Ortaş, "Kişi, kim olduğunu, ne yaptığını ne tür sorumlulukları ve sınırları olduğunu bilmiyorsa bir sorun var demektir. Okul üniversite ortamı kişinin içinde yaşadığı doğayı kavraması, başta kozmosu bilmesi, fen okuryazarı olması, tarih, coğrafya, sosyoloji, felsefe, mantık ve psikoloji bilmesi önemlidir. Ancak son yıllarda öğrencilerimizin gerek sınıf içindeki derse ilgisi, gerek sınıf dışındaki davranışları beni düşündüren derecede geridir." diyor ve alarm veriyor...
***
Prof. Dr. Celal Şengör ise Sözcü'de yayınlanan bir röportajında "Aptalı Tanımak" adlı kitabını anlatırken, "Türkiye'de yalancı bir entelektüel grubu var. Bilhassa halkı bunlara karşı korumak lâzım. Gazeteciler, üniversite profesörleri, politikacılar, sanatçılar arasında var. Bunların unvanları var. Gazeteyi okuyun bugün: Türkçe kalmadı; Türkçe yazmayı bilen adam yok. Türkiye'nin ortalama kültür düzeyi Afganistan'dır." diyor.
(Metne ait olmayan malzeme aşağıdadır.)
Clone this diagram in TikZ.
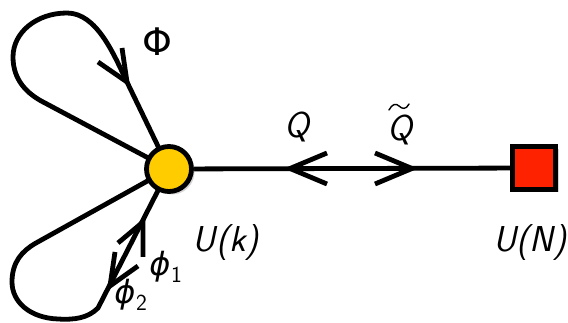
\documentclass[tikz,border=0pt]{standalone}
\usepackage{fontspec}
\newfontfamily\grk{DejaVu Sans}
\usetikzlibrary{shadows,backgrounds}
\definecolor{gold}{RGB}{255,204,0}
\definecolor{flred}{RGB}{255,34,0}
\begin{document}
\begin{tikzpicture}[x=1pt,y=-1pt,
  wire/.style={line width=4.8pt, line cap=butt, line join=round},
  chev/.style={line width=4.8pt, line cap=butt, line join=miter, miter limit=12},
  lbl/.style={font=\fontsize{36}{38}\selectfont\sffamily\itshape, inner sep=0pt},
  glbl/.style={font=\fontsize{32}{34}\selectfont\grk\itshape, inner sep=0pt},
  sub/.style={font=\fontsize{23}{24}\selectfont\sffamily, inner sep=0pt},
  gauge/.style={circle, draw, line width=4.8pt, fill=gold, minimum size=45pt, inner sep=0pt,
    drop shadow={shadow xshift=3pt, shadow yshift=-3pt, opacity=0.35}},
  flavor/.style={rectangle, draw, line width=4.8pt, fill=flred, minimum size=43pt, inner sep=0pt,
    drop shadow={shadow xshift=3pt, shadow yshift=-3pt, opacity=0.35}}]
\useasboundingbox (0,0) rectangle (568,323);
\node[gauge] (k) at (169,169) {};
\node[flavor] (n) at (534,168) {};
\begin{scope}[on background layer]
  % top loop Phi
  \coordinate (a1) at (127,82);
  \coordinate (t1) at (67,13);
  \coordinate (l1) at (13,57);
  \coordinate (b1) at (45,103);
  \draw[wire] (k.center) -- (a1) .. controls (114,55) and (97,13) .. (t1)
     .. controls (37,13) and (13,32) .. (l1)
     .. controls (13,80) and (27,94) .. (b1) -- (k.center);
  % bottom loop phi
  \coordinate (a2) at (98,308);
  \coordinate (t2) at (58,319);
  \coordinate (l2) at (12,282);
  \coordinate (b2) at (36,243);
  \draw[wire] (k.center) -- (a2) .. controls (88,318) and (75,320) .. (t2)
     .. controls (30,318) and (12,302) .. (l2)
     .. controls (12,262) and (22,251) .. (b2) -- (k.center);
  % line to flavor node
  \draw[wire] (k) -- (n);
\end{scope}
% chevrons
\draw[chev] (122,48) -- (127,82) -- (98,62);
\draw[chev] (143,257) -- (143,222) -- (118,243);
\draw[chev] (115,252) -- (110,286) -- (138,266);
\draw[chev] (327,153) -- (290,168.5) -- (327,184);
\draw[chev] (375,153) -- (412,168.5) -- (375,184);
% labels
\node[font=\fontsize{38}{40}\selectfont\grk, inner sep=0pt] (phiL) at (157,42) {Φ};
\node[lbl] (qL) at (297,127) {Q};
\node[lbl] (qtL) at (400,130) {Q};
\draw[line width=1.4pt, line cap=round] (389,110) .. controls (392,104) and (396,103) .. (399,106)
   .. controls (402,109) and (406,110) .. (409,104);
\node[glbl] (p1) at (160,267) {ϕ};
\node[sub, anchor=west] (p1s) at (171,275) {1};
\node[glbl] (p2) at (125,295) {ϕ};
\node[sub, anchor=west] (p2s) at (136,303) {2};
\node[lbl] (uk) at (226,243) {U(k)};
\node[lbl, anchor=east] (un) at (567,243) {U(N)};
\end{tikzpicture}
\end{document}
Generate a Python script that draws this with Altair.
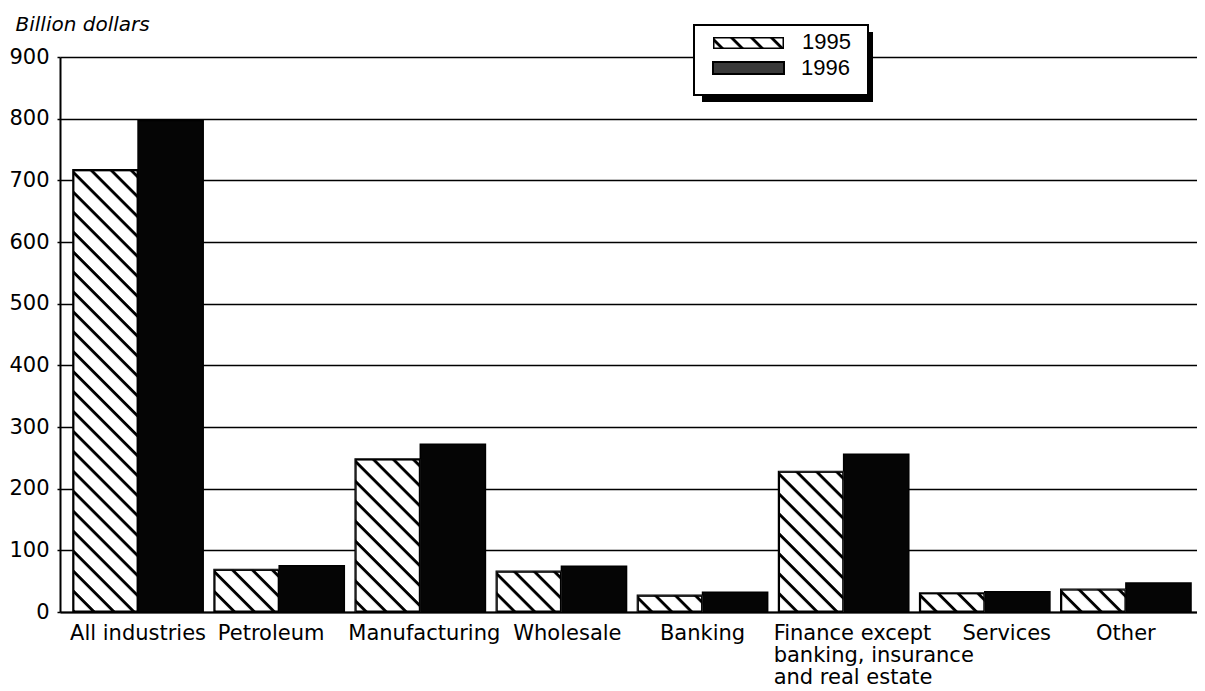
import base64
import altair as alt
import pandas as pd

categories = ["All industries", "Petroleum", "Manufacturing", "Wholesale", "Banking",
              "Finance except banking, insurance and real estate", "Services", "Other"]
values_1995 = [717, 69, 248, 66, 27, 228, 31, 37]
values_1996 = [797, 75, 272, 74, 32, 256, 33, 47]
years = ["1995", "1996"]
y_ticks = [0, 100, 200, 300, 400, 500, 600, 700, 800, 900]
y_title = "Billion dollars"

rows = []
for c, a, b in zip(categories, values_1995, values_1996):
    rows.append({"category": c, "year": years[0], "value": a})
    rows.append({"category": c, "year": years[1], "value": b})
df = pd.DataFrame(rows)

HATCH_SVG = (
    "<svg xmlns='http://www.w3.org/2000/svg' width='100%' height='100%'>"
    "<defs><pattern id='h' width='14.1' height='14.1' patternUnits='userSpaceOnUse' "
    "patternTransform='rotate(45)'><rect x='0' y='0' width='14.1' height='2.9' fill='#000'/></pattern></defs>"
    "<rect width='100%' height='100%' fill='#fff'/>"
    "<rect width='100%' height='100%' fill='url(#h)'/>"
    "<rect width='100%' height='100%' fill='none' stroke='#000' stroke-width='3'/>"
    "</svg>"
)
HATCH_URL = "data:image/svg+xml;base64," + base64.b64encode(HATCH_SVG.encode()).decode()

FONT = "DejaVu Sans"
LEG_FONT = "Liberation Sans"
FIN = categories[5]

label_expr = (
    f"datum.value == '{FIN}' ? ['Finance except', 'banking, insurance', 'and real estate'] : datum.label"
)


def is_cat(name):
    return f"datum.value == '{name}'"


x_enc = alt.X(
    "category:N",
    sort=categories,
    scale=alt.Scale(paddingInner=0.077, paddingOuter=0.067, align=0.684),
    axis=alt.Axis(
        title=None, labelAngle=0, ticks=False, labelPadding=10,
        labelFont=FONT, labelFontSize=21, labelColor="black", labelLineHeight=22,
        labelLimit=400, labelOverlap=False,
        domainColor="black", domainWidth=2, grid=False,
        labelExpr=label_expr,
        labelAlign={"condition": {"test": is_cat(FIN), "value": "left"}, "value": "center"},
        labelOffset={
            "condition": [
                {"test": is_cat(FIN), "value": -70},
                {"test": is_cat("Services"), "value": 22},
                {"test": is_cat("Petroleum"), "value": -8},
                {"test": is_cat("Manufacturing"), "value": 4},
                {"test": is_cat("Wholesale"), "value": 6},
            ],
            "value": 0,
        },
    ),
)
xoff_enc = alt.XOffset("year:N", sort=years, scale=alt.Scale(paddingInner=0, paddingOuter=0))
y_enc = alt.Y(
    "value:Q",
    scale=alt.Scale(domain=[0, 900], nice=False),
    axis=alt.Axis(
        values=y_ticks, title=y_title, titleAngle=0, titleAlign="left", titleBaseline="alphabetic",
        titleX=-45, titleY=-27, titleFont=FONT, titleFontSize=20, titleFontStyle="italic",
        titleFontWeight="normal", titleColor="black",
        labelFont=FONT, labelFontSize=21, labelColor="black", labelPadding=8, labelFlush=False,
        tickSize=3, tickColor="black", tickWidth=1.5,
        domainColor="black", domainWidth=2,
        gridColor="black", gridWidth=1.5, gridOpacity=1,
    ),
)

bars = alt.Chart(df).mark_bar(stroke="black", strokeWidth=1.5).encode(
    x=x_enc, xOffset=xoff_enc, y=y_enc,
    color=alt.Color("year:N", scale=alt.Scale(domain=years, range=["white", "#050505"]), legend=None),
)

hatch = alt.Chart(df).transform_filter(alt.datum.year == years[0]).mark_image(aspect=False).encode(
    x=x_enc, xOffset=xoff_enc, y=y_enc, url=alt.value(HATCH_URL),
)

one = alt.Data(values=[{"k": 1}])
shadow = alt.Chart(one).mark_rect(fill="black").encode(
    x=alt.value(642), x2=alt.value(813), y=alt.value(-25), y2=alt.value(45))
box = alt.Chart(one).mark_rect(fill="white", stroke="black", strokeWidth=2).encode(
    x=alt.value(634), x2=alt.value(808), y=alt.value(-32), y2=alt.value(38))
sw95 = alt.Chart(one).mark_image(aspect=False, width=71, height=12, align="left", baseline="top").encode(
    x=alt.value(653), y=alt.value(-20), url=alt.value(HATCH_URL))
sw96 = alt.Chart(one).mark_rect(fill="#3a3a3a", stroke="black", strokeWidth=2).encode(
    x=alt.value(653), x2=alt.value(724), y=alt.value(5), y2=alt.value(17))
t95 = alt.Chart(alt.Data(values=[{"year": years[0]}])).mark_text(
    font=LEG_FONT, fontSize=22, align="left", baseline="alphabetic", color="black").encode(
    x=alt.value(742), y=alt.value(-8), text="year:N")
t96 = alt.Chart(alt.Data(values=[{"year": years[1]}])).mark_text(
    font=LEG_FONT, fontSize=22, align="left", baseline="alphabetic", color="black").encode(
    x=alt.value(741), y=alt.value(18), text="year:N")

chart = alt.layer(bars, hatch, shadow, box, sw95, sw96, t95, t96).properties(
    width=1137, height=555,
    autosize=alt.AutoSizeParams(type="none"),
    padding={"left": 52, "top": 49, "right": 0, "bottom": 76},
    background="white",
).configure_view(stroke="transparent")

chart.save("out.html", embed_options={"renderer": "svg", "actions": False})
Şengör, kitapta ise şu bilgileri veriyor:
* "Son yıllarda yapılan uluslararası değerlendirmelerde ne yazık ki Türkiye Cumhuriyeti vatandaşlarının IQ ortalaması 89 ile 90 arasında bulunmuştur. Türkiye'de eğitim her düzeyde çok ama çok fenadır ve giderek daha kötü bir hal almaktadır. Bu eğitim yaratıcılığa değil, ezberciliğe ve biat kültürü oluşturmaya yönelmiştir; okula veya üniversiteye gitmekten maksat öğrenmek değil, diploma kapmaktır."
***
Şengör, IQ geriliğinin, doğuştan değil cehaletten kaynaklandığını, bilimsel verilerle inceledikten sonra şöyle diyor:     
* Türkiye politikasını ve diğer yönetim alanlarını en yaygın karakterize eden özellik yolsuzluktur. Tüm bu toplumsal davranış bozukluklarının, sosyal hastalıkların ve ahlak düşüklüğünün nedeni Türkiye'nin çok uzun zamandan beri ki Atatürk'ün ölümünden beri dense yeridir; yukarıda belirtilen IQ ortalamasına sahip bir toplumdan çıkan yöneticilerle yönetilmesidir.
* Oysa kendimizi yönetecek insanların, toplum ortalamasını yansıtması değil, o ortalamanın mümkün olduğu kadar üstünde olmasını talep etmeliyiz. Ancak toplumun ortalama IQ'sunun üzerindeki yöneticiler toplumu yukarıya çekebilir. Kendimize benzedikleri için sempati duyduklarımızı değil bizden üstün olduklarına inandıklarımızı, bize bazen itici gelseler bile yönetici olarak görmek istemeliyiz.
* Akıllı insan problemin çözümüyle ilgilidir, aptal ise kendi kafasındaki herhangi bir fikri, çözüm diye dayatmak ister.
* Cahil ve aptal her türlü eleştiriden korkar, zira bellediği yolun dışında bir yolun varlığını bilmez, olabileceğini düşünemez ve kendisine gösterilse bile değerlendiremez. Bu durumda yapabileceği tek şey, bugün Türkiye'de olduğu gibi toplumsal terör, yani korku yaratmaktan ibaret olur.
* Ancak tabiat, cahili ve aptalı affetmez."